_Aim_
Copy out every line in the entries below that includes "this".

_Data shown_
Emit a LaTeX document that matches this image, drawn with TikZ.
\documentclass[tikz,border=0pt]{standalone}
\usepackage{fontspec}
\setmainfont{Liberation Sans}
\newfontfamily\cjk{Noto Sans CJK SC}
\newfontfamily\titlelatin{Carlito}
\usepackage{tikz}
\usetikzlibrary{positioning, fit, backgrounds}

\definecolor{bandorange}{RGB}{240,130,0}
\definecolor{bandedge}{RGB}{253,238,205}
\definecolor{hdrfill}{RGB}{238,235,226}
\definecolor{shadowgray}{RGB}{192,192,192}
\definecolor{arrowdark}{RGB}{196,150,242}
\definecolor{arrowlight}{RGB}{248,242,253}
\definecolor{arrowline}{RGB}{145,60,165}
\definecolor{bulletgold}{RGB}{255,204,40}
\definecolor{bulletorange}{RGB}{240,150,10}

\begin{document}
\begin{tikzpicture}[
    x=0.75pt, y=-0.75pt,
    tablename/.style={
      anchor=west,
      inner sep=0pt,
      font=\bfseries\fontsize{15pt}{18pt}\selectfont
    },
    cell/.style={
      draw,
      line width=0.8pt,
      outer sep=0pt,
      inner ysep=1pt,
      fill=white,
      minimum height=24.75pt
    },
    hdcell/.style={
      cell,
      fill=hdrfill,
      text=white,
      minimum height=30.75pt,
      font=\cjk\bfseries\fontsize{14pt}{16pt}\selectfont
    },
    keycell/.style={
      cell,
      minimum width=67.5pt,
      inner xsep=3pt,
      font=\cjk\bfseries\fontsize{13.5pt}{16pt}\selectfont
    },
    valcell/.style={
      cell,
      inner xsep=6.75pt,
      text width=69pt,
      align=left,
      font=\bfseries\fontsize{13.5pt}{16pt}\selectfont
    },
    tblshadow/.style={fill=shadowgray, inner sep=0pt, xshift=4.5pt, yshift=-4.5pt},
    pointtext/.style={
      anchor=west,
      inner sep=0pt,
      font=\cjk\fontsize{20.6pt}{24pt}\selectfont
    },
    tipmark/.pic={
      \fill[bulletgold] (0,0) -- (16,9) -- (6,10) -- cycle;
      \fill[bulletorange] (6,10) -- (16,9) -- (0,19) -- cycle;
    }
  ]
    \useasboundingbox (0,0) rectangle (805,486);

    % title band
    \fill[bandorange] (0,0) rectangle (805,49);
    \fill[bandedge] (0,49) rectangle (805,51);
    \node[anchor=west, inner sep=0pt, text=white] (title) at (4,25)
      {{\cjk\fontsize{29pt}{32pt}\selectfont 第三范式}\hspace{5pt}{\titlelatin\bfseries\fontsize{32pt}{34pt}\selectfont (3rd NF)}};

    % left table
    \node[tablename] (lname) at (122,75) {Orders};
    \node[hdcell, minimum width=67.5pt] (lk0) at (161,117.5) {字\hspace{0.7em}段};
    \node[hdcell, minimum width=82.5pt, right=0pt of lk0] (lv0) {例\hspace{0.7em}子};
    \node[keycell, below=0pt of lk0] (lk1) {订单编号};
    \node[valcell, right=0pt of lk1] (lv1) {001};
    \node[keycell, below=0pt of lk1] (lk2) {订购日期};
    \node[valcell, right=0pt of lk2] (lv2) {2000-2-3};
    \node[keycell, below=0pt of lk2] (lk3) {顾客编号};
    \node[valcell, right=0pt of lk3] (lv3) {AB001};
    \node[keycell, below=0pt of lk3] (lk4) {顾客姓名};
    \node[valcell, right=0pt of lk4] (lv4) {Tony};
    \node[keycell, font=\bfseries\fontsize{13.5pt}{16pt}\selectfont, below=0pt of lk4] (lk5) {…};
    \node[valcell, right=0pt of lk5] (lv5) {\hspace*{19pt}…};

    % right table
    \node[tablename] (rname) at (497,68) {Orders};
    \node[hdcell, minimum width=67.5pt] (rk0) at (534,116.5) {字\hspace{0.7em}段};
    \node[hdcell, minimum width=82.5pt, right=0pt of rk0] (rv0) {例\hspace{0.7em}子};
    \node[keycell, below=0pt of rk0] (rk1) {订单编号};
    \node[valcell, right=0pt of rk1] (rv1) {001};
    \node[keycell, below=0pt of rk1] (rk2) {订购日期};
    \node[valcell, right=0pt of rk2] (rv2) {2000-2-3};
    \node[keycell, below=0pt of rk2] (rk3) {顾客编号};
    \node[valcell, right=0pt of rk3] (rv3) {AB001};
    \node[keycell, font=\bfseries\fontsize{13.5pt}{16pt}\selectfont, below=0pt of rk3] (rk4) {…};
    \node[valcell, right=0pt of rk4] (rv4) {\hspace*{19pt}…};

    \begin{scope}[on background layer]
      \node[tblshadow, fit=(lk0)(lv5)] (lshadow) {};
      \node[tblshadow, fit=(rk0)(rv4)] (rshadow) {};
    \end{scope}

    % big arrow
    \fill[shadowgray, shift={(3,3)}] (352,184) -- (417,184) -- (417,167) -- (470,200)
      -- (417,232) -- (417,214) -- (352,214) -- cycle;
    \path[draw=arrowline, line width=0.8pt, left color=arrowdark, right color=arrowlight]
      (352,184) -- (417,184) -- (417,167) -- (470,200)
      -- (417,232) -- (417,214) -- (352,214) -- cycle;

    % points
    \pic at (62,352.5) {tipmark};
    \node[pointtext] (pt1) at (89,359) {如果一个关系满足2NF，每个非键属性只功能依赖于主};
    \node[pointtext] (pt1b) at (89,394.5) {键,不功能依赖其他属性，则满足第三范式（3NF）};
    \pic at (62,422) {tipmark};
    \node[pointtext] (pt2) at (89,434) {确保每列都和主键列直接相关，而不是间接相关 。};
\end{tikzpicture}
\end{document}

--

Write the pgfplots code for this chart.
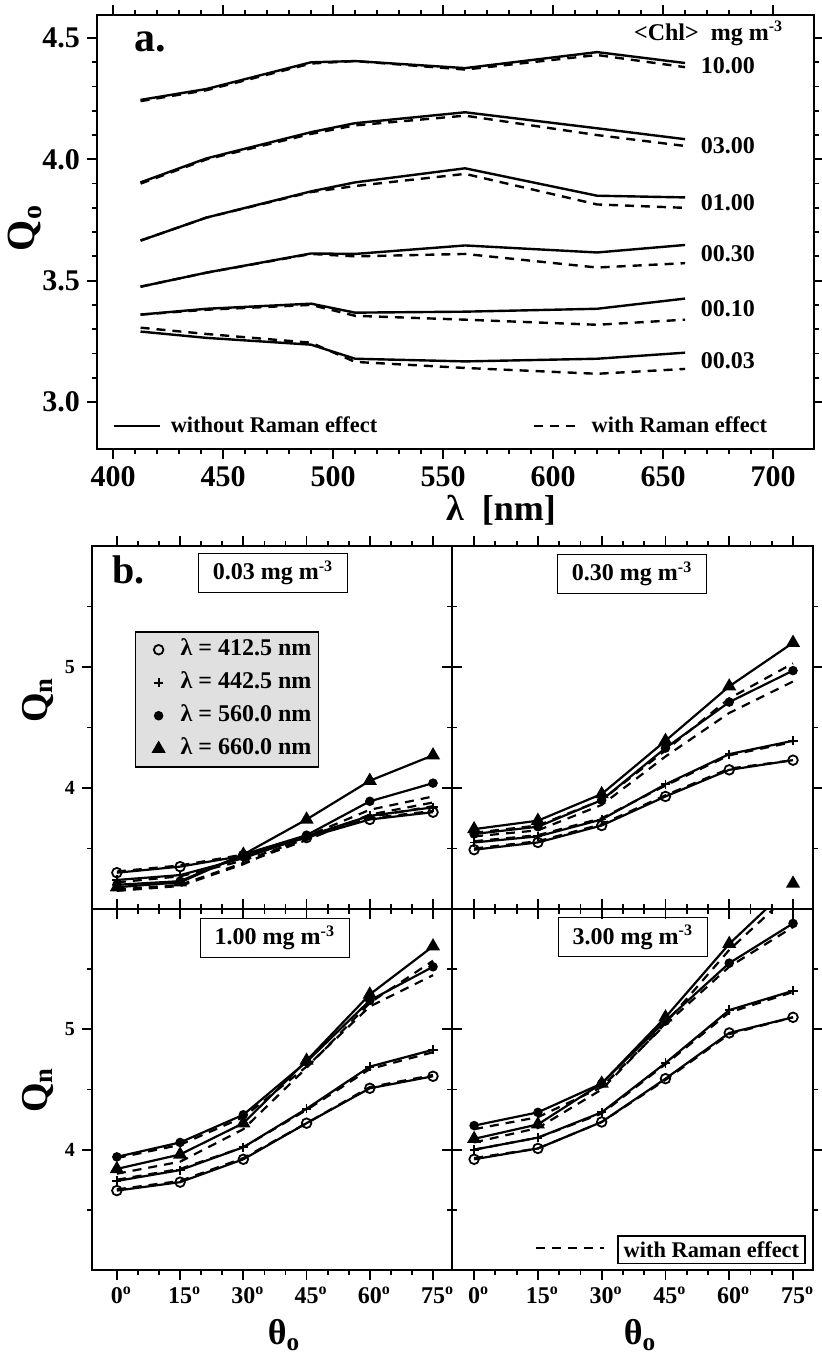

...

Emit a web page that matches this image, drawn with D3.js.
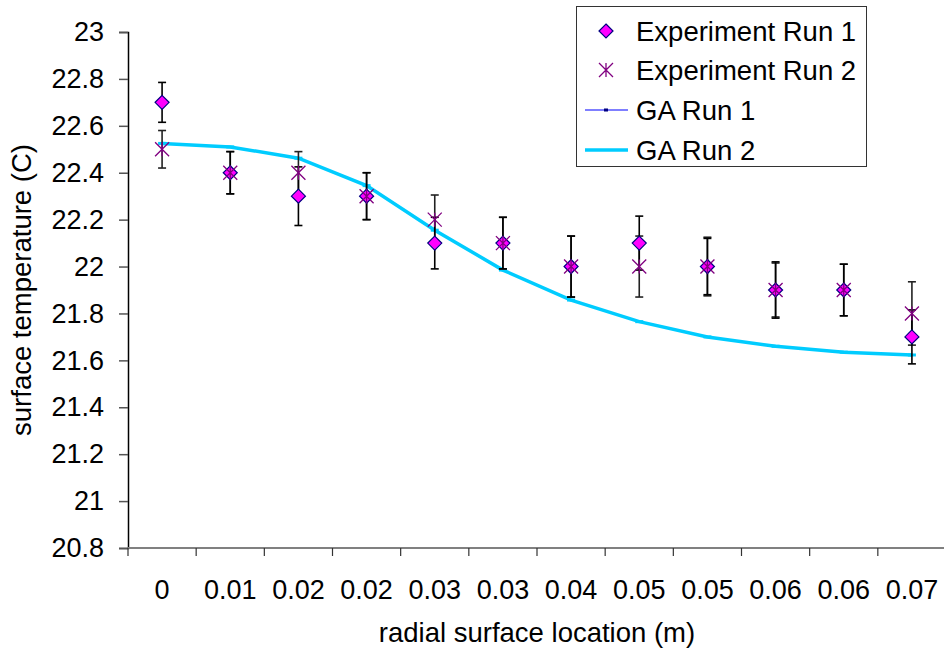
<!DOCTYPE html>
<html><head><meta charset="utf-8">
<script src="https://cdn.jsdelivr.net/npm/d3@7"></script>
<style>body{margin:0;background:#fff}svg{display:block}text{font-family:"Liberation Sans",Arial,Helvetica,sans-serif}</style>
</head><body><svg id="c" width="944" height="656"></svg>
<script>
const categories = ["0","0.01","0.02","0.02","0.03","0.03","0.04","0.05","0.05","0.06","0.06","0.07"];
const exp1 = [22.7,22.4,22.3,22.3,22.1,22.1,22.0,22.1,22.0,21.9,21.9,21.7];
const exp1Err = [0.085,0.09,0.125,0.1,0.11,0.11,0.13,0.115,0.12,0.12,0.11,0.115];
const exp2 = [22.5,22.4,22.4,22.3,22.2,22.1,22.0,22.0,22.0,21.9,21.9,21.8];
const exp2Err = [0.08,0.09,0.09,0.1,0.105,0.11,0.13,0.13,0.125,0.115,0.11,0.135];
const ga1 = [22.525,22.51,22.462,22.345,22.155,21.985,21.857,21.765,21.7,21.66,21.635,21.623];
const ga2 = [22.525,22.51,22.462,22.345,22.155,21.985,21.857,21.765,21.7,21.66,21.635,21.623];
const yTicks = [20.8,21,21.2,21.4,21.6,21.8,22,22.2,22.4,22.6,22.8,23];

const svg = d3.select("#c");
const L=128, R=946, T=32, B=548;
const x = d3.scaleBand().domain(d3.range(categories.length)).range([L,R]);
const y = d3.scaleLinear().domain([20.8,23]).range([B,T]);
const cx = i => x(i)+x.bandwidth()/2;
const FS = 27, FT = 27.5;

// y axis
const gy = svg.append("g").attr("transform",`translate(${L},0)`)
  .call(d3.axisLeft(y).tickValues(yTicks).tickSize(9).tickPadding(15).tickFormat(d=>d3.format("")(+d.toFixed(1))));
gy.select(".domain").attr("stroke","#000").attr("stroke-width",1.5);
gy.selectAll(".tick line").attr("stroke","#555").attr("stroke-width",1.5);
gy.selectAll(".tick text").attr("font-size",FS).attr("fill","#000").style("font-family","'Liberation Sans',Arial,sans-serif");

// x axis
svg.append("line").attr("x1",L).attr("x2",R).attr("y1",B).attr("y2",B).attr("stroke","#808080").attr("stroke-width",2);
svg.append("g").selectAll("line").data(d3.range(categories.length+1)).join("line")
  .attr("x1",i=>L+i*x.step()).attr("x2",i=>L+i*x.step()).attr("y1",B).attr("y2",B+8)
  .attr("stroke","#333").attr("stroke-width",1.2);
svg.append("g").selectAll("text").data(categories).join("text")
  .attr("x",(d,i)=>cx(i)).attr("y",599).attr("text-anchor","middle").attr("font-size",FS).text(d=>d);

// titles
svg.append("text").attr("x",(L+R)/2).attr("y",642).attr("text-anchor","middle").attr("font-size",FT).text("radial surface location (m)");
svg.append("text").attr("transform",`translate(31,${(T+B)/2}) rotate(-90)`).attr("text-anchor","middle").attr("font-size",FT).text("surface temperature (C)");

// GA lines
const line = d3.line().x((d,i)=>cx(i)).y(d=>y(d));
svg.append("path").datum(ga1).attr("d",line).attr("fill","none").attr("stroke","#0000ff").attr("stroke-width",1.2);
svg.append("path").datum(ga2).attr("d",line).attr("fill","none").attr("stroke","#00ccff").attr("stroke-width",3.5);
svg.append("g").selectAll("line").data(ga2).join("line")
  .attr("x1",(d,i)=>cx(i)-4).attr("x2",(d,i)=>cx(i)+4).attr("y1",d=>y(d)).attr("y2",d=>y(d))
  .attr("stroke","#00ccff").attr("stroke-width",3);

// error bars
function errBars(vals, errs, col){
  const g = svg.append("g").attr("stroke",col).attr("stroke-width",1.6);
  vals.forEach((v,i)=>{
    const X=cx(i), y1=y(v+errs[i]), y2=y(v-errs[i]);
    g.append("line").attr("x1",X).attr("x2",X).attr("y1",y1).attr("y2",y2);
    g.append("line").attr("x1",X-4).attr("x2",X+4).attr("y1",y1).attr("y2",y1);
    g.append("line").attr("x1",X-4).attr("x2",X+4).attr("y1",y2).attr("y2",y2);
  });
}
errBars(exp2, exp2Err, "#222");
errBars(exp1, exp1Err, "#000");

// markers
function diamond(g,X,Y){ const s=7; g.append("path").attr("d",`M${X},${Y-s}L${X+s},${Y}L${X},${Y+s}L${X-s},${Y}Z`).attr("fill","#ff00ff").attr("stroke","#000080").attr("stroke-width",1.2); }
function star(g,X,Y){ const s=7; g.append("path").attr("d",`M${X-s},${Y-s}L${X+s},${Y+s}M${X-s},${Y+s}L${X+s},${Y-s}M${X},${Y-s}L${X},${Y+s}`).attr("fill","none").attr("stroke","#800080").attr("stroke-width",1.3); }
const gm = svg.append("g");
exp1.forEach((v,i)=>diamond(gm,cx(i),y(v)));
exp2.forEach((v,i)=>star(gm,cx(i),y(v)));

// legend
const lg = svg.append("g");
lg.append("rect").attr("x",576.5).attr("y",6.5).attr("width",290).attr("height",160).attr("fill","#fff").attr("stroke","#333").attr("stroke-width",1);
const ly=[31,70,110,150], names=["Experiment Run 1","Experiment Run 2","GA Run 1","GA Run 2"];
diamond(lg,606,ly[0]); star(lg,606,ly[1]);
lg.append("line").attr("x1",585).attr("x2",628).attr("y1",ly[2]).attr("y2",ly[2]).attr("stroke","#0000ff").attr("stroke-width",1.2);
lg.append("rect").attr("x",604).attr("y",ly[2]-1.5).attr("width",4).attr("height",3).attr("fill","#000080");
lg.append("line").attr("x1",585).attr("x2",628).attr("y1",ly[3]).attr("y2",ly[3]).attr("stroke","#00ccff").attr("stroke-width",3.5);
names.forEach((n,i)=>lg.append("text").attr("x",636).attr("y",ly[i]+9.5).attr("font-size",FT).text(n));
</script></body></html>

_Task response_
Emit a LaTeX document that matches this image, drawn with TikZ.
Write the pgfplots code for this chart.
Emit a web page that matches this image, drawn with D3.js.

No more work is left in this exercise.